Maureen no se esforzó en su respuesta.

– No lo creo, la verdad -dijo, y metió el certificado de matrimonio en su bolso.

A las seis Maureen llamó a Leslie al trabajo.

– Oye, ¿te apetece quedar una hora antes?

– Creía que los miércoles tenías psiquiatra.

– Bueno, sí -dijo Maureen mostrando su desagrado-. Hoy paso de ir.

– Muy bien, cielo -dijo Leslie-. Nos vemos allí a las… ¿seis y media?

– Perfecto-dijo Maureen.

Liz la ayudó a cerrar la taquilla y luego dejó que fuera Maureen quien llevara la recaudación del día a la caja fuerte, que estaba a la vuelta de la esquina. Maureen caminó despacio y tomó el camino más largo para cruzar la ciudad y así no pasar cerca del Hospital Albert. Cathedral Street parece un túnel de pruebas de aerodinámica. Es una carretera de acceso a la autopista M8, y se ideó como una autovía que albergara el tráfico más denso. Los altos edificios de oficinas a ambos lados impiden que las brisas transversales templen el viento del este cuando baja desde la colina, donde alcanza gran velocidad a medida que cruza el cementerio y llega a la calle ancha. Maureen se había equivocado con el tiempo. El vestido delgado de algodón y la chaqueta de lana que llevaba no la resguardaban del frío, y tenía los dedos de los pies entumecidos dentro de las botas.

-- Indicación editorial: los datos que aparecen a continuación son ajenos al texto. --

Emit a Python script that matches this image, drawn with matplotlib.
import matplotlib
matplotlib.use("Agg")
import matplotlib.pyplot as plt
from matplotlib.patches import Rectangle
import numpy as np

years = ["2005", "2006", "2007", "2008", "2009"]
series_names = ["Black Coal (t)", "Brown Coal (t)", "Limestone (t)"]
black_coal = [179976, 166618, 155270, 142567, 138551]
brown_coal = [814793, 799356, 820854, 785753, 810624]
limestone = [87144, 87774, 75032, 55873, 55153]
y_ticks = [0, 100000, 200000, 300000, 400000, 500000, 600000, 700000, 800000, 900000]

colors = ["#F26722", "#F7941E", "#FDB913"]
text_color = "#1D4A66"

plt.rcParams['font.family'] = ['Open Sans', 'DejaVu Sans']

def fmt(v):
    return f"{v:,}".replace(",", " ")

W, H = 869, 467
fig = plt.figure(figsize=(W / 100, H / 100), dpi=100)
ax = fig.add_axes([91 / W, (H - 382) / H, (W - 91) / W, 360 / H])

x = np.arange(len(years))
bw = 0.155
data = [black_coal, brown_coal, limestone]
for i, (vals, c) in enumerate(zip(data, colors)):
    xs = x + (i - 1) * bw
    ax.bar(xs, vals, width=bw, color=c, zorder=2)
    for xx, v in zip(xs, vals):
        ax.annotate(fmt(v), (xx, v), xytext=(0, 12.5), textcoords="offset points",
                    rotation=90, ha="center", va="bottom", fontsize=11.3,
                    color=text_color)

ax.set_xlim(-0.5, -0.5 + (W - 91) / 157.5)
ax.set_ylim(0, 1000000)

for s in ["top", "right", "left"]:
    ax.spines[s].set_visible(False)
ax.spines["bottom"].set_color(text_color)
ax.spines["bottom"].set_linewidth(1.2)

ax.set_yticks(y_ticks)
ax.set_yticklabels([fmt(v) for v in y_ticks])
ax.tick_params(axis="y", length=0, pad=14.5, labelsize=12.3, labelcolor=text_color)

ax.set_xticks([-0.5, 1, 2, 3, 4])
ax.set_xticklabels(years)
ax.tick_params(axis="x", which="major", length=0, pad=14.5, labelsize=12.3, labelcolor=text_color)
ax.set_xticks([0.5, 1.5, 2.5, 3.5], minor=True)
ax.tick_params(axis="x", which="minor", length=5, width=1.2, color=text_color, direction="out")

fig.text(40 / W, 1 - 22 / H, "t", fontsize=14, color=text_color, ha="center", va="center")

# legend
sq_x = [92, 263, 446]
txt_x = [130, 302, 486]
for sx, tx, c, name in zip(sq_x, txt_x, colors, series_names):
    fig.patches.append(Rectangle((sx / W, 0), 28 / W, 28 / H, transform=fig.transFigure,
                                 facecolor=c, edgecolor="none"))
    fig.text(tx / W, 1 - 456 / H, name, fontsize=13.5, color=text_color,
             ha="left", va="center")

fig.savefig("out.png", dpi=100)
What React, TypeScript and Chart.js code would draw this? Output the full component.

Ahora mismo, Louisa estaría sentada en su mesa de la novena planta del hospital, con las manos juntas delante de ella, observando la puerta, esperándola. Maureen no quería ir. El eco de los pasillos y el olor a desinfectante industrial siempre la afectaban y le recordaban sus días en el Hospital Northern. Las enfermeras de allí eran amables pero le daban una comida que no le gustaba, y la vestían con las cortinas sin correr. Los servicios no tenían pestillo para que los pacientes no aprovecharan el privilegio de la intimidad para suicidarse. Cuando salió de allí, cada día era una prueba: le aterrorizaba desmoronarse y volver a ser un trozo de carne a quien vestían cada mañana por si recibía alguna visita. Su psiquiatra actual, la doctora Louisa Wishart, decía que su terror era simplemente miedo a ser vulnerable y no pérdida de dignidad. Y cada vez que iba a la consulta de Louisa el mismo hombre cincuentón y delgado estaba sentado en la sala de espera. Él seguía intentando llamar su atención y hablar con ella. Maureen reducía su tiempo de espera tanto como podía para evitarlo. Se sentaba en uno de los servicios o daba vueltas por el vestíbulo.